La planification médico-sociale : bienvenue en utopie
Que penser d’une planification médico-sociale basée sur une « enquête » réalisée auprès de 31 personnes âgées qui expriment qu’elles souhaitent rester… à la maison ? Au train où ça va, nous aurons bientôt à Neuchâtel une planification hospitalière prévoyant la fermeture d’hôpitaux sur la base d’une enquête auprès de personnes qui déclarent préférer être … en bonne santé.
En substance et pour résumer, le Grand-Conseil devra voter sur une planification médico-sociale qui prévoit, d’ici 2022, de :
- faire construire par les communes 1000 appartements adaptés, sécurisés et protégés (structures intermédiaires) ;
- réduire de 400 lits le nombre de lits d’EMS (en transformant des chambres à 2 lits en chambres à 1 lit et en modifiant les missions médico-sociales, le cas échéant)
- tripler le volume des soins à domicile (environ 1000 nouveaux postes à pourvoir…) ;
- créer un bureau d’orientation – « efficace et peu coûteux » – destiné à « conseiller » la personne âgée quant au choix de la structure la mieux adaptée pour elle.
D’emblée, le problème majeur posé par cette planification médico-sociale totalement irréaliste réside dans l’imbrication de ses divers aspects constitutifs : la réduction des lits d’EMS est subordonnée à la construction – par les communes…- des structures intermédiaires et au triplement des soins à domicile, lequel développement constitue un vœu pieux en l’état des finances cantonales.

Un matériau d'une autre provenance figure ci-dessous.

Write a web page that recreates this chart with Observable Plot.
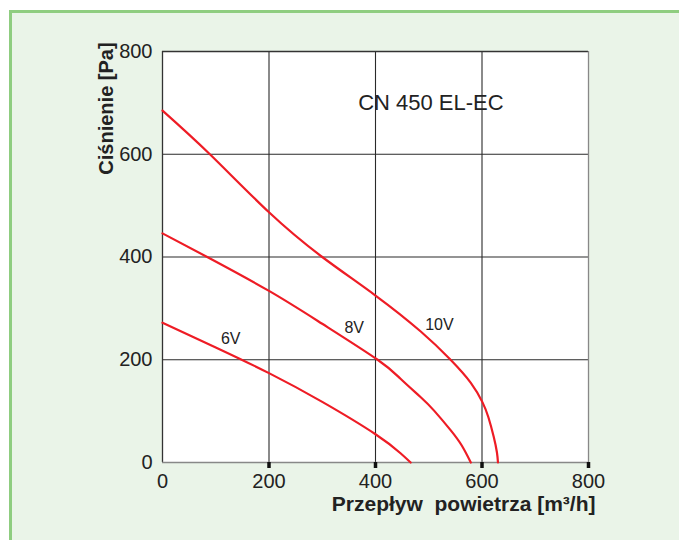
<!DOCTYPE html>
<html>
<head>
<meta charset="utf-8">
<script src="https://cdn.jsdelivr.net/npm/d3@7"></script>
<script src="https://cdn.jsdelivr.net/npm/@observablehq/plot@0.6"></script>
<style>
  html, body { margin: 0; padding: 0; background: #ffffff; width: 679px; height: 540px; overflow: hidden; }
  #panel { position: absolute; left: 9px; top: 10px; width: 700px; height: 560px;
           background: #eaf4e8; border-left: 3px solid #8fcd80; border-top: 3px solid #8fcd80; }
  #chart { position: absolute; left: 0; top: 0; }
</style>
</head>
<body>
<div id="panel"></div>
<div id="chart"></div>
<script>
// Axis ticks
const xTicks = [0, 200, 400, 600, 800];
const yTicks = [0, 200, 400, 600, 800];

// Series: flow [m3/h] and pressure [Pa]
const flow10V = [0, 89, 200, 300, 400, 485, 541, 579, 601, 612, 622, 628, 630];
const pres10V = [685, 600, 487, 400, 325, 255, 200, 155, 117, 88, 50, 20, 0];
const flow8V = [0, 84, 200, 300, 404, 447, 485, 510, 541, 562, 579];
const pres8V = [446, 400, 334, 270, 200, 163, 127, 101, 63, 33, 0];
const flow6V = [0, 100, 200, 300, 400, 447, 466];
const pres6V = [272, 224, 174, 118, 55, 18, 0];

// Curve labels
const labelNames = ["6V", "8V", "10V"];
const labelX = [128, 360, 520];
const labelY = [240, 263, 268];

const title = "CN 450 EL-EC";
const titleX = 504, titleY = 699;
const xLabel = "Przepływ\u00a0\u00a0powietrza [m³/h]";
const yLabel = "Ciśnienie [Pa]";
const yLabelX = -105, yLabelY = 689;

const toRows = (fx, py, name) => fx.map((f, i) => ({flow: f, pres: py[i], series: name}));
const rows = [
  ...toRows(flow6V, pres6V, "6V"),
  ...toRows(flow8V, pres8V, "8V"),
  ...toRows(flow10V, pres10V, "10V")
];
const labels = labelNames.map((n, i) => ({name: n, x: labelX[i], y: labelY[i]}));

const red = "#ee1c25";
const plot = Plot.plot({
  width: 679,
  height: 540,
  marginLeft: 162,
  marginRight: 91,
  marginTop: 51,
  marginBottom: 78,
  style: { fontFamily: "Liberation Sans, Arial, sans-serif", background: "transparent", overflow: "visible" },
  x: { domain: [0, 800] },
  y: { domain: [0, 800] },
  marks: [
    Plot.frame({ fill: "white", stroke: "none" }),
    Plot.gridX({ ticks: [200, 400, 600], stroke: "#2a2a2a", strokeOpacity: 1, strokeWidth: 1.1 }),
    Plot.gridY({ ticks: [200, 400, 600], stroke: "#2a2a2a", strokeOpacity: 1, strokeWidth: 1.1 }),
    Plot.ruleX([0], { stroke: "#333", strokeWidth: 1.3 }),
    Plot.ruleY([800], { stroke: "#333", strokeWidth: 1.3 }),
    Plot.ruleX([800], { stroke: "#888", strokeWidth: 1.3 }),
    Plot.ruleY([0], { stroke: "#888", strokeWidth: 1.3 }),
    Plot.axisX({ ticks: [200, 400, 600, 800], tickSize: 6, strokeWidth: 3.5, stroke: "#111", text: null, label: null }),
    Plot.axisX({ ticks: xTicks, tickSize: 0, tickPadding: 11, fontSize: 20, fill: "#222", label: null }),
    Plot.axisY({ ticks: yTicks, tickSize: 0, tickPadding: 10, fontSize: 20, fill: "#222", label: null }),
    Plot.line(rows, { x: "flow", y: "pres", z: "series", stroke: red, strokeWidth: 2.2, curve: "natural" }),
    Plot.text(labels, { x: "x", y: "y", text: "name", fontSize: 16, fill: "#222" }),
    Plot.text([title], { x: titleX, y: titleY, text: d => d, fontSize: 22, fill: "#222" }),
    Plot.text([xLabel], { frameAnchor: "bottom-right", text: d => d, dx: 7, dy: 48, fontSize: 21, fontWeight: "bold", fill: "#222", textAnchor: "end" }),
    Plot.text([yLabel], { x: yLabelX, y: yLabelY, text: d => d, rotate: -90, fontSize: 20, fontWeight: "bold", fill: "#222" })
  ]
});
document.getElementById("chart").appendChild(plot);
</script>
</body>
</html>
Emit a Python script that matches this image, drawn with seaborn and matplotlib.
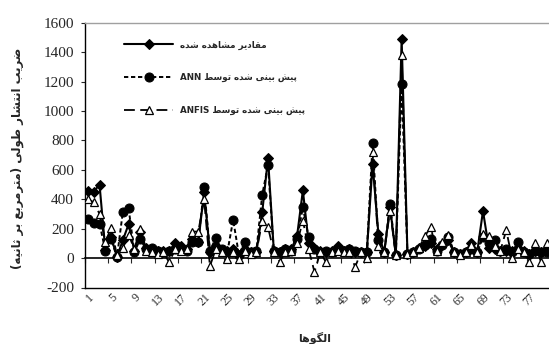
import re
import numpy as np
import pandas as pd
import matplotlib
matplotlib.use("Agg")
import matplotlib.pyplot as plt
import seaborn as sns

# ---------------- data ----------------
categories = list(range(1, 81))
observed = [455, 450, 500, 55, 140, 10, 120, 230, 50, 180,
            70, 60, 50, 45, 45, 100, 80, 60, 130, 110,
            450, 40, 80, 50, 50, 60, 20, 60, 40, 40,
            310, 680, 50, 40, 60, 60, 150, 460, 100, 70,
            50, 40, 50, 80, 50, 60, 40, 40, 40, 640,
            165, 40, 350, 20, 1490, 30, 40, 70, 80, 100,
            60, 90, 120, 40, 30, 40, 100, 40, 320, 70,
            60, 50, 50, 50, 70, 50, 30, 50, 40, 60]
ann = [265, 240, 235, 50, 130, 5, 310, 340, 40, 130,
       60, 70, 50, 40, 50, 60, 60, 50, 110, 110,
       480, 50, 135, 60, 40, 260, 20, 110, 40, 50,
       430, 630, 50, 40, 60, 50, 130, 345, 140, 60,
       40, 50, 40, 60, 50, 60, 50, 40, 40, 780,
       120, 40, 370, 20, 1180, 30, 40, 60, 90, 130,
       50, 90, 140, 40, 30, 40, 60, 40, 140, 100,
       125, 50, 60, 40, 110, 40, 30, 50, 40, 40]
anfis = [400, 380, 300, 110, 205, 20, 70, 160, 60, 200,
         50, 40, 30, 40, -30, 60, 50, 60, 180, 180,
         400, -55, 60, 40, -5, 40, -5, 50, 30, 40,
         250, 210, 40, -25, 40, 50, 100, 255, 60, -95,
         40, -30, 40, 50, 40, 40, -60, 40, 0, 720,
         80, 40, 320, 20, 1380, 30, 40, 70, 150, 210,
         50, 110, 160, 40, 20, 40, 90, 40, 165, 150,
         80, 50, 190, 0, 60, 40, -30, 100, -30, 100]
x_tick_labels = [str(v) for v in range(1, 78, 4)]
y_ticks = list(range(-200, 1601, 200))

label_obs = "مقادیر مشاهده شده"
label_ann = "پیش بینی شده توسط ANN"
label_anfis = "پیش بینی شده توسط ANFIS"
y_title = "ضریب انتشار طولی (مترمربع بر ثانیه)"
x_title = "الگوها"

# ---------- minimal Arabic/Persian shaping (presentation forms + RTL order) ----------
JOIN = {
    'ا': (0xFE8D, 0xFE8E, None, None), 'ب': (0xFE8F, 0xFE90, 0xFE91, 0xFE92),
    'ت': (0xFE95, 0xFE96, 0xFE97, 0xFE98), 'ث': (0xFE99, 0xFE9A, 0xFE9B, 0xFE9C),
    'ج': (0xFE9D, 0xFE9E, 0xFE9F, 0xFEA0), 'ح': (0xFEA1, 0xFEA2, 0xFEA3, 0xFEA4),
    'خ': (0xFEA5, 0xFEA6, 0xFEA7, 0xFEA8), 'د': (0xFEA9, 0xFEAA, None, None),
    'ذ': (0xFEAB, 0xFEAC, None, None), 'ر': (0xFEAD, 0xFEAE, None, None),
    'ز': (0xFEAF, 0xFEB0, None, None), 'س': (0xFEB1, 0xFEB2, 0xFEB3, 0xFEB4),
    'ش': (0xFEB5, 0xFEB6, 0xFEB7, 0xFEB8), 'ص': (0xFEB9, 0xFEBA, 0xFEBB, 0xFEBC),
    'ض': (0xFEBD, 0xFEBE, 0xFEBF, 0xFEC0), 'ط': (0xFEC1, 0xFEC2, 0xFEC3, 0xFEC4),
    'ظ': (0xFEC5, 0xFEC6, 0xFEC7, 0xFEC8), 'ع': (0xFEC9, 0xFECA, 0xFECB, 0xFECC),
    'غ': (0xFECD, 0xFECE, 0xFECF, 0xFED0), 'ف': (0xFED1, 0xFED2, 0xFED3, 0xFED4),
    'ق': (0xFED5, 0xFED6, 0xFED7, 0xFED8), 'ل': (0xFEDD, 0xFEDE, 0xFEDF, 0xFEE0),
    'م': (0xFEE1, 0xFEE2, 0xFEE3, 0xFEE4), 'ن': (0xFEE5, 0xFEE6, 0xFEE7, 0xFEE8),
    'ه': (0xFEE9, 0xFEEA, 0xFEEB, 0xFEEC), 'و': (0xFEED, 0xFEEE, None, None),
    'ی': (0xFBFC, 0xFBFD, 0xFBFE, 0xFBFF), 'پ': (0xFB56, 0xFB57, 0xFB58, 0xFB59),
    'گ': (0xFB92, 0xFB93, 0xFB94, 0xFB95), 'ک': (0xFB8E, 0xFB8F, 0xFB90, 0xFB91),
}


def rtl(s):
    out = []
    for k, c in enumerate(s):
        if c not in JOIN:
            out.append(c)
            continue
        prev = s[k - 1] if k > 0 else None
        nxt = s[k + 1] if k + 1 < len(s) else None
        jp = prev in JOIN and JOIN[prev][2] is not None
        jn = JOIN[c][2] is not None and nxt in JOIN
        f = JOIN[c]
        cp = f[3] if (jp and jn) else f[1] if jp else f[2] if jn else f[0]
        out.append(chr(cp))
    vis = ''.join(out)[::-1]
    vis = re.sub(r'[A-Za-z0-9]+', lambda m: m.group(0)[::-1], vis)
    return vis.translate(str.maketrans('()', ')('))


# ---------------- figure ----------------
sns.set_style("white")
plt.rcParams['font.family'] = ['DejaVu Sans']

W, H = 549, 344
fig = plt.figure(figsize=(W / 100, H / 100), dpi=100)
ax_left, ax_right_px = 85, 549.8
ax_top_px, ax_bot_px = 22.7, 287.5
ax = fig.add_axes([ax_left / W, 1 - ax_bot_px / H,
                   (ax_right_px - ax_left) / W, (ax_bot_px - ax_top_px) / H])

df = pd.DataFrame({"cat": categories, "obs": observed, "ann": ann, "anfis": anfis})

sns.lineplot(data=df, x="cat", y="obs", ax=ax, color="black", lw=1.5,
             marker="D", markersize=5.5, markerfacecolor="black",
             markeredgecolor="black", label=rtl(label_obs), zorder=3)
sns.lineplot(data=df, x="cat", y="ann", ax=ax, color="black", lw=1.4,
             linestyle=(0, (2.2, 1.4)), marker="o", markersize=6.5,
             markerfacecolor="black", markeredgecolor="black",
             label=rtl(label_ann), zorder=4)
sns.lineplot(data=df, x="cat", y="anfis", ax=ax, color="black", lw=1.3,
             linestyle=(0, (6, 3)), marker="^", markersize=6,
             markerfacecolor="white", markeredgecolor="black",
             markeredgewidth=0.9, label=rtl(label_anfis), zorder=5)

ax.set_xlim(0.5, 80.5)
ax.set_ylim(-200, 1600)
ax.set_yticks(y_ticks)
ax.set_yticklabels([str(v) for v in y_ticks], fontfamily="Liberation Serif", fontsize=11)
ax.set_xticks(list(range(1, 78, 4)))
ax.set_xticklabels(x_tick_labels, rotation=45, ha="right", rotation_mode="anchor",
                   fontfamily="Liberation Serif", fontsize=8.5)
ax.tick_params(axis="x", length=0, pad=3)
ax.tick_params(axis="y", direction="out", length=3, width=0.8, pad=5, left=True)
ax.set_xlabel("")
ax.set_ylabel("")
ax.grid(False)

for side in ("left", "bottom"):
    ax.spines[side].set_color("black")
    ax.spines[side].set_linewidth(1.0)
ax.spines["top"].set_color("#a0a0a0")
ax.spines["top"].set_linewidth(1.0)
ax.spines["right"].set_visible(False)

# category axis crossing at zero with its tick marks
zero_frac = (0 - (-200)) / (1600 - (-200))
sec = ax.secondary_xaxis(zero_frac)
sec.set_xticks(list(np.arange(0.5, 81, 4)))
sec.tick_params(axis="x", direction="out", length=3.5, width=0.8, labelbottom=False)
sec.spines["bottom"].set_color("black")
sec.spines["bottom"].set_linewidth(1.2)

# legend
leg = ax.legend(loc="upper left", bbox_to_anchor=(124 / W, 1 - 40.5 / H),
                bbox_transform=fig.transFigure, frameon=False,
                handlelength=5.6, handletextpad=0.8, labelspacing=2.7,
                borderpad=0, borderaxespad=0,
                prop={"family": "DejaVu Sans", "weight": "bold", "size": 6.3})

fig.text(17 / W, 1 - 158 / H, rtl(y_title), rotation=90, ha="center", va="center",
         fontsize=8.5, fontweight="bold", family="DejaVu Sans")
fig.text(315 / W, 1 - 338 / H, rtl(x_title), ha="center", va="center",
         fontsize=8, fontweight="bold", family="DejaVu Sans")

fig.savefig("out.png", dpi=100)
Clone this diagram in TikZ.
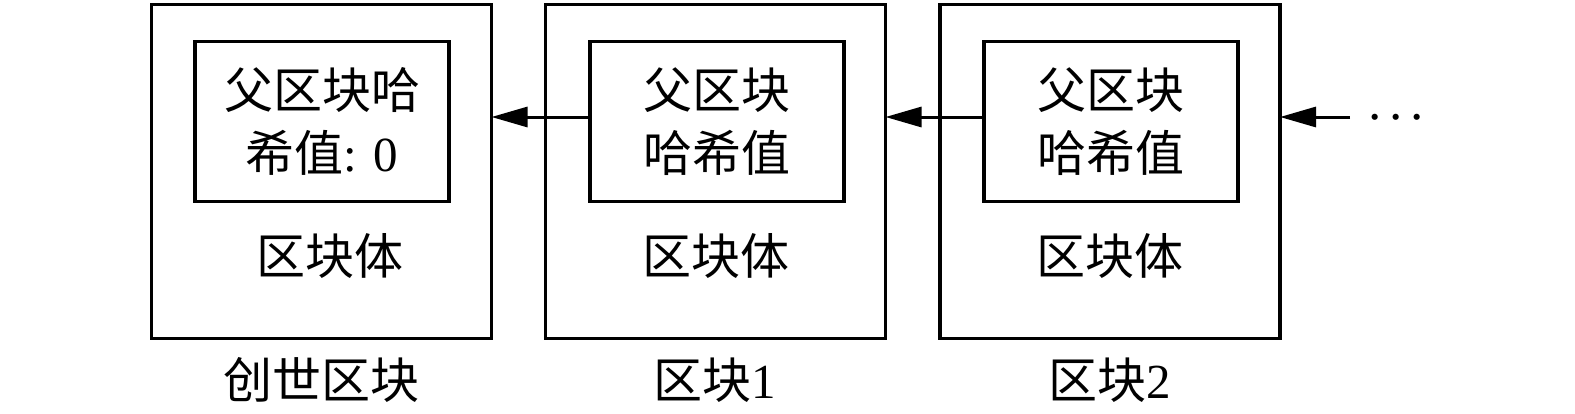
\documentclass[tikz,border=0pt]{standalone}
\usepackage{fontspec}
\setmainfont{Liberation Serif}
\newfontfamily\cjk{Noto Sans CJK SC}
\usetikzlibrary{arrows.meta}
\tikzset{
  outerbox/.style={draw, line width=3.2pt, minimum width=340pt, minimum height=334pt, inner sep=0pt, outer sep=0pt},
  innerbox/.style={draw, line width=3.2pt, minimum width=254pt, minimum height=160pt, inner sep=0pt, outer sep=0pt, align=center, font=\fontsize{49pt}{63.5pt}\selectfont},
  lbl/.style={inner sep=0pt, font=\fontsize{49pt}{60pt}\selectfont},
  arr/.style={line width=3pt, -{Triangle[length=36pt,width=20pt]}},
}
\begin{document}
\begin{tikzpicture}[x=1pt,y=-1pt]
\useasboundingbox (0,0) rectangle (1575,413);
% blocks
\node[outerbox] (out1) at (321.5,171.5) {};
\node[outerbox] (out2) at (715.5,171.5) {};
\node[outerbox] (out3) at (1110,171.5) {};
\node[innerbox] (in1) at (322,121.5) {{\cjk 父区块哈}\\{\cjk 希值}: 0};
\node[innerbox] (in2) at (717,121.5) {{\cjk 父区块}\\{\cjk 哈希值}};
\node[innerbox] (in3) at (1111,121.5) {{\cjk 父区块}\\{\cjk 哈希值}};
\node[lbl] (b1) at (330,256) {\cjk 区块体};
\node[lbl] (b2) at (716,256) {\cjk 区块体};
\node[lbl] (b3) at (1110,256) {\cjk 区块体};
\node[lbl] (l1) at (321.5,380) {\cjk 创世区块};
\node[lbl] (l2) at (715,380) {{\cjk 区块}1};
\node[lbl] (l3) at (1110,380) {{\cjk 区块}2};
\node[lbl, font=\fontsize{52pt}{60pt}\selectfont] (dots) at (1396,124) {·\hspace{4pt}·\hspace{4pt}·};
% connectors
\draw[arr] ([yshift=4.5pt]in2.west) coordinate (s2) -- (out1.east |- s2);
\draw[arr] ([yshift=4.5pt]in3.west) coordinate (s3) -- (out2.east |- s3);
\coordinate (s4) at (1350,117);
\draw[arr] (s4) -- (out3.east |- s4);
\end{tikzpicture}
\end{document}
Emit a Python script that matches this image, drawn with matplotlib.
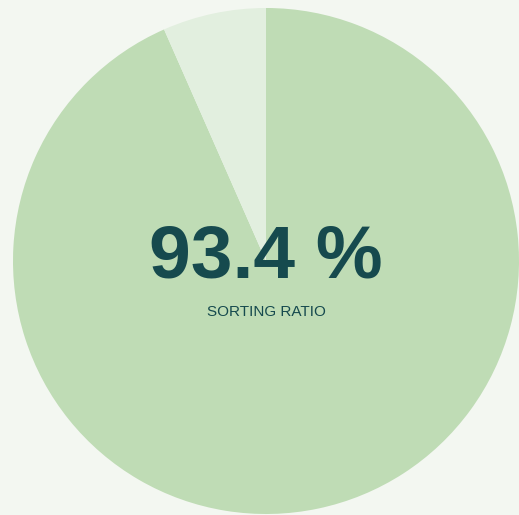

A noter donc que les objectifs de la planification dépendent des bonnes volontés nullement acquises de communes, de proches aidants et autres bénévoles.
Mais, hélas, il y a pire. Issue d’une conception réductionniste de l’organisation sanitaire, la planification médico-sociale oublie complètement les relations qui lient le secteur de longue durée à celui des hôpitaux : il n’est fait nulle part de l’inévitable pression que l’introduction des SwissDRG fait (et fera) peser sur les durées de séjour en soins aigus. Pas un mot non plus sur la réduction du nombre de lits dans les hôpitaux psychiatriques. On reste pantois devant une conception aussi naïve de l’organisation sanitaire qui voudrait que le secteur médico-social existe par lui-même et pour lui-même.
Selon les études disponibles (Obsan, OFS), tout le secteur des soins de longue durée (soins à domicile et EMS) est destiné à devoir se développer considérablement dans les prochaines années (env. 40 % d’augmentation des capacités d’ici 2025). Il est aussi constaté que dans les cantons ayant une structure médico-sociale peu développée, les durées de séjours hospitaliers sont plus longues… S’élevant à plus de 100’000 personnes aujourd’hui en Suisse, le nombre de personnes souffrant de maladies d’Alzheimer ou apparentées devait s’élever à entre 150’000 et 180’000 en 2025. Autant de considérations qui manquent dans la planification médico-sociale : aux études dûment étayées, ses auteurs préfèrent manifestement la philosophie du « Y’a qu’à… ». Tout en prétendant mener une réflexion sur le long terme…
Au surplus, de nombreux aspects d’une capacité adéquate de fournir à la personne âgée les prestations dont elle a besoin sont sous-estimés, quand ils ne sont pas ignorés. Ainsi, à l’instar de la LFinEMS – dont la planification médico-sociale se réclame – on trouve dans le texte très peu de considérations s’agissant de la formation des personnels et rien en ce qui concerne la mise en place de systèmes d’amélioration continue.
Clairement, j’estime que c’est une véritable honte de soumettre un projet aussi lacunaire et ignorant des réalités au vote du Grand Conseil. Espérons que ceux qui observent la gabegie actuelle de la planification hospitalière sauront, en toute logique, apprécier le caractère utopique de cette planification médico-sociale, dont le but inavoué est de faire des économies dans les EMS pour parvenir à financer les dépenses croissantes des hôpitaux et des soins à domicile.